Kunst für das ganze Volk

Ein wohl einmaliger Moment in der Geschichte des Berliner Reichstages. Er steht im Mittelpunkt eines riesigen heiteren Volksfestes, das die Kunst ermöglichte.

Wer jetzt keine Geschäfte macht, macht nie welche. Hier wird alles verkauft – von den Kirschen aus Werder über die Ehrenabzeichen der DDR bis hin zu den Postkarten, Plakaten und Büchern, die dem Thema gewidmet sind, um dessentwillen Hunderttausende auf dieses Gelände gekommen sind.

Der Reichstag in Berlin ist unter der schimmernden Hülle, die Christo und seine Frau Jeanne-Claude ihm überstreifen ließen, verschwunden und als eine plastische Figur wieder auferstanden. Und diese strahlende Skulptur, die sich mit dem Wechsel des Lichts beständig ändert, hat magnetische Wirkung, übt einen Zauber aus und beschwingt. Ein großes Volksfest ist im Gange, das sich kein Organisator so heiter hätte ausdenken können.

Es ist ein historischer Moment. Für den Reichstag selbst, wie schon vielfach beschrieben worden ist, aber auch und vor allem für die Kunst. Selbst wenn manche der Passanten und Bewunderer mit Christos Kunstverständnis nichts anzufangen wissen, so haben sie doch begriffen, daß eben dies nur die Kunst bewirken konnte. Doch etwas anderes zählt weit mehr: Auf einmal scheint die Grund-
regel außer Kraft gesetzt zu sein, die besagt, daß das, was die Massen anzieht, vor den Augen der Kritiker keinen Bestand hat, und daß dagegen jenes, was die Kritik lobt, nicht populär ist. Denn nun sind sie sich alle einig in der Faszination. Die Reichstagsverhüllung ist eine Kunstaktion für das ganze Volk.

Christo und Jeanne-Claude haben der Welt ein Bild geschenkt, das seit einem Vierteljahrhundert existiert. Zuerst befand es sich nur in den Köpfen des Künstlerpaares.

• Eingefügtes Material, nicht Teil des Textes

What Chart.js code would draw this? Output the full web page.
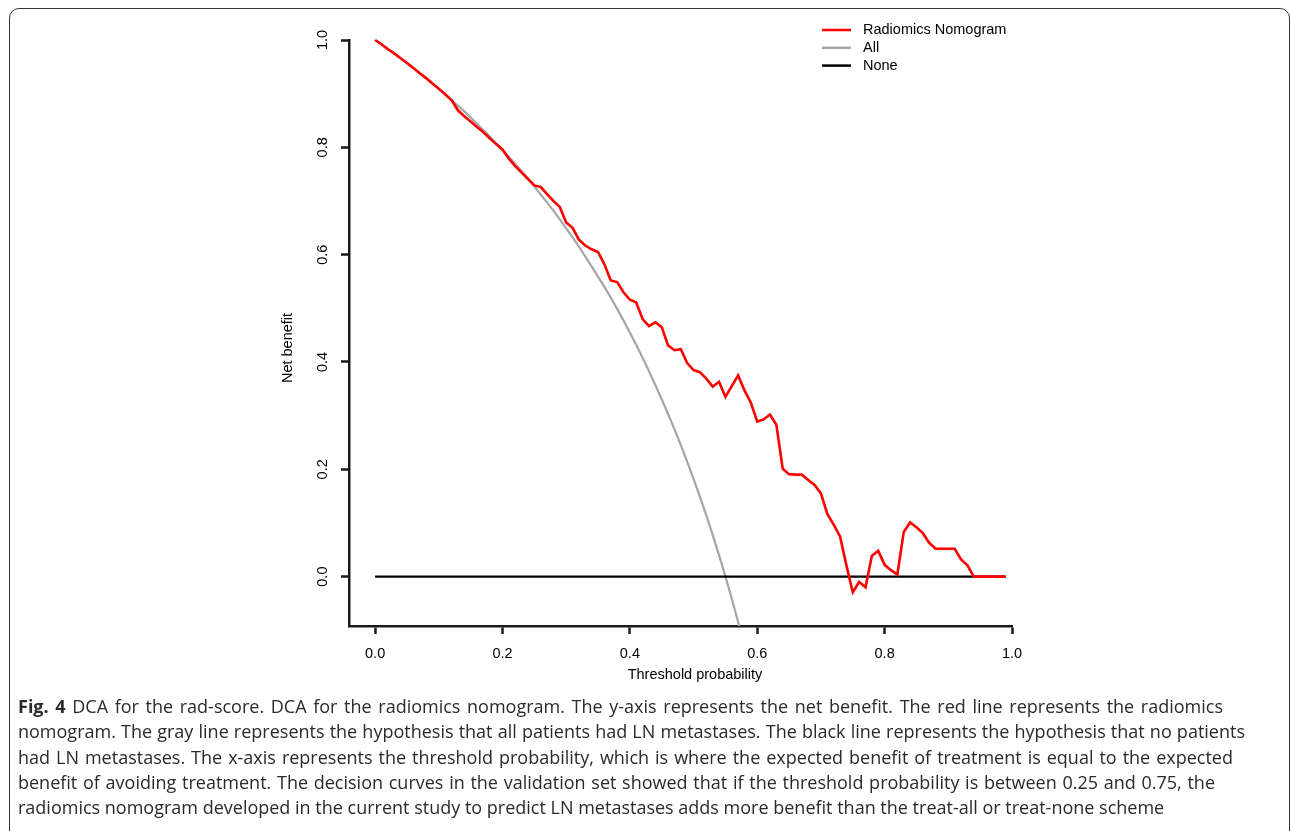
<!DOCTYPE html>
<html>
<head>
<meta charset="utf-8">
<script src="https://cdn.jsdelivr.net/npm/chart.js@4"></script>
<style>
  html, body { margin: 0; padding: 0; background: #fff; overflow: hidden; }
  body { width: 1290px; height: 831px; position: relative; }
  #frame { position: absolute; left: 9px; top: 8px; width: 1281px; height: 900px;
           border: 1.5px solid #333; border-radius: 10px; box-sizing: border-box; }
  #wrap { position: absolute; left: 0; top: 0; width: 1290px; height: 700px; }
  #caption { position: absolute; left: 18px; top: 694px; font-family: "Open Sans", sans-serif;
             font-size: 18px; line-height: 25.3px; color: #2a2a2a; white-space: nowrap; }
  #caption div { text-align: justify; text-align-last: justify; white-space: normal; }
  #caption div.last { text-align-last: left; }
  #caption b { font-weight: 700; }
</style>
</head>
<body>
<div id="frame"></div>
<div id="wrap"><canvas id="dca"></canvas></div>
<div id="caption">
  <div style="width:1205px"><b>Fig. 4</b> DCA for the rad-score. DCA for the radiomics nomogram. The y-axis represents the net benefit. The red line represents the radiomics</div>
  <div style="width:1227px">nomogram. The gray line represents the hypothesis that all patients had LN metastases. The black line represents the hypothesis that no patients</div>
  <div style="width:1215px">had LN metastases. The x-axis represents the threshold probability, which is where the expected benefit of treatment is equal to the expected</div>
  <div style="width:1197px">benefit of avoiding treatment. The decision curves in the validation set showed that if the threshold probability is between 0.25 and 0.75, the</div>
  <div class="last" style="width:1250px">radiomics nomogram developed in the current study to predict LN metastases adds more benefit than the treat-all or treat-none scheme</div>
</div>
<script>
// ── Data ───────────────────────────────────────────────────

const thresholds = [
  0.00, 0.01, 0.02, 0.03, 0.04, 0.05, 0.06, 0.07, 0.08, 0.09,
  0.10, 0.11, 0.12, 0.13, 0.14, 0.15, 0.16, 0.17, 0.18, 0.19,
  0.20, 0.21, 0.22, 0.23, 0.24, 0.25, 0.26, 0.27, 0.28, 0.29,
  0.30, 0.31, 0.32, 0.33, 0.34, 0.35, 0.36, 0.37, 0.38, 0.39,
  0.40, 0.41, 0.42, 0.43, 0.44, 0.45, 0.46, 0.47, 0.48, 0.49,
  0.50, 0.51, 0.52, 0.53, 0.54, 0.55, 0.56, 0.57, 0.58, 0.59,
  0.60, 0.61, 0.62, 0.63, 0.64, 0.65, 0.66, 0.67, 0.68, 0.69,
  0.70, 0.71, 0.72, 0.73, 0.74, 0.75, 0.76, 0.77, 0.78, 0.79,
  0.80, 0.81, 0.82, 0.83, 0.84, 0.85, 0.86, 0.87, 0.88, 0.89,
  0.90, 0.91, 0.92, 0.93, 0.94, 0.95, 0.96, 0.97, 0.98, 0.99
];
const nomogramNB = [
  1.000, 0.992, 0.983, 0.975, 0.966, 0.957, 0.948, 0.938, 0.929, 0.919,
  0.909, 0.899, 0.888, 0.869, 0.858, 0.848, 0.838, 0.828, 0.817, 0.806,
  0.796, 0.779, 0.765, 0.753, 0.741, 0.729, 0.726, 0.713, 0.700, 0.689,
  0.660, 0.650, 0.628, 0.617, 0.610, 0.605, 0.582, 0.552, 0.549, 0.530,
  0.516, 0.511, 0.480, 0.467, 0.474, 0.465, 0.431, 0.422, 0.424, 0.398,
  0.385, 0.381, 0.369, 0.354, 0.363, 0.335, 0.355, 0.375, 0.347, 0.324,
  0.289, 0.293, 0.302, 0.283, 0.201, 0.191, 0.190, 0.190, 0.180, 0.171,
  0.155, 0.117, 0.097, 0.075, 0.021, -0.029, -0.010, -0.020, 0.039, 0.048,
  0.022, 0.012, 0.004, 0.083, 0.101, 0.092, 0.081, 0.063, 0.052, 0.052,
  0.052, 0.052, 0.032, 0.021, 0.000, 0.000, 0.000, 0.000, 0.000, 0.000
];

const allX = [0.00, 0.02, 0.04, 0.06, 0.08, 0.10, 0.12, 0.14, 0.16, 0.18,
              0.20, 0.22, 0.24, 0.26, 0.28, 0.30, 0.32, 0.34, 0.36, 0.38,
              0.40, 0.42, 0.44, 0.46, 0.48, 0.50, 0.52, 0.54, 0.56, 0.58];
const allNB = [1.000, 0.983, 0.966, 0.948, 0.929, 0.909, 0.888, 0.867, 0.844, 0.820,
               0.795, 0.769, 0.742, 0.712, 0.682, 0.649, 0.615, 0.578, 0.540, 0.499,
               0.455, 0.408, 0.357, 0.303, 0.245, 0.182, 0.114, 0.040, -0.041, -0.130];

const noneX = [0.00, 0.99];
const noneNB = [0, 0];

const xTicks = [0.0, 0.2, 0.4, 0.6, 0.8, 1.0];
const yTicks = [0.0, 0.2, 0.4, 0.6, 0.8, 1.0];

const legendItems = [
  { label: 'Radiomics Nomogram', color: '#ff0000' },
  { label: 'All', color: '#a6a6a6' },
  { label: 'None', color: '#000000' },
];

const toPoints = (xs, ys) => xs.map((x, i) => ({ x, y: ys[i] }));

// ── Text overlay (tick labels, titles, legend) ─────────────

const FONT = '14.5px "Liberation Sans", Arial, sans-serif';

const textPlugin = {
  id: 'rtexts',
  afterDraw(chart) {
    const { ctx, scales: { x, y } } = chart;
    ctx.save();
    ctx.fillStyle = '#000';
    ctx.font = FONT;
    ctx.textAlign = 'center';
    ctx.textBaseline = 'middle';

    xTicks.forEach(v => ctx.fillText(v.toFixed(1), x.getPixelForValue(v), 654));

    yTicks.forEach(v => {
      ctx.save();
      ctx.translate(323, y.getPixelForValue(v));
      ctx.rotate(-Math.PI / 2);
      ctx.fillText(v.toFixed(1), 0, 0);
      ctx.restore();
    });

    ctx.fillText('Threshold probability', 695, 675);
    ctx.save();
    ctx.translate(288, 348);
    ctx.rotate(-Math.PI / 2);
    ctx.fillText('Net benefit', 0, 0);
    ctx.restore();

    // legend
    ctx.textAlign = 'left';
    legendItems.forEach((it, i) => {
      const ly = 30 + i * 17.8;
      ctx.strokeStyle = it.color;
      ctx.lineWidth = 2.5;
      ctx.beginPath();
      ctx.moveTo(822, ly);
      ctx.lineTo(851, ly);
      ctx.stroke();
      ctx.fillText(it.label, 863, ly);
    });
    ctx.restore();
  }
};

// ── Chart ──────────────────────────────────────────────────

const axisColor = '#1a1a1a';

function axisOpts(min, max, ticks, fit) {
  return {
    type: 'linear',
    min, max,
    afterBuildTicks: s => { s.ticks = ticks.map(v => ({ value: v })); },
    afterFit: fit,
    ticks: { display: false },
    grid: { drawOnChartArea: false, drawTicks: true, tickLength: 8, tickColor: axisColor, tickWidth: 2.5, color: axisColor },
    border: { display: true, color: axisColor, width: 2.5 },
  };
}

new Chart(document.getElementById('dca'), {
  type: 'line',
  data: {
    datasets: [
      { label: 'Radiomics Nomogram', data: toPoints(thresholds, nomogramNB), borderColor: '#ff0000', borderWidth: 2.6, pointRadius: 0, tension: 0, clip: 4 },
      { label: 'None', data: toPoints(noneX, noneNB), borderColor: '#000000', borderWidth: 2.3, pointRadius: 0, tension: 0 },
      { label: 'All', data: toPoints(allX, allNB), borderColor: '#a6a6a6', borderWidth: 2.2, pointRadius: 0, cubicInterpolationMode: 'monotone' },
    ]
  },
  options: {
    responsive: true,
    maintainAspectRatio: false,
    animation: false,
    layout: { padding: { top: 40, right: 278, left: 0, bottom: 0 } },
    plugins: { legend: { display: false }, tooltip: { enabled: false }, title: { display: false } },
    scales: {
      x: axisOpts(-0.041, 1.0, xTicks, s => { s.height = 74; }),
      y: axisOpts(-0.092, 1.0, yTicks, s => { s.width = 349; }),
    }
  },
  plugins: [textPlugin]
});
</script>
</body>
</html>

Dann gelang es den beiden, das Bild anderen einzupflanzen und die zu ihren Anhängern, Freunden und Mitstreitern zu machen. Jetzt endlich hat das Bild eine für alle sichtbare, plastische Gestalt gewonnen.

Das Unglaubliche daran ist, daß die reale Form des verhüllten Reichstages exakt dem Bild entspricht, das Christo seit Jahren in Dutzenden von Variationen propagierte. Die Überraschung besteht in der Übereinstimmung von Traum und Wirklichkeit. Wann erlebt man das schon mal in der Architekturdiskussion, daß der Entwurf bis ins Detail die Wirkungen beschreibt, die das fertige Werk erzielt?

Natürlich gibt es weiterhin die Menschen, die auf Distanz bleiben oder das Projekt ablehnen. Trotzdem ist zu unterstellen, daß der verhüllte Reichstag auch dessen Gegner verändert. Wenn beispielsweise der Kanzler trotzig verkündet „Ich sehe ihn mir nicht an“, dann wird Christo darauf listig einwenden können, das brauche er auch gar nicht, da sich sicherlich auch in seinem Kopf das Bild festgesetzt habe. Gerade die Abwehr von Ideen trägt dazu bei, daß sich diese tief einbrennen.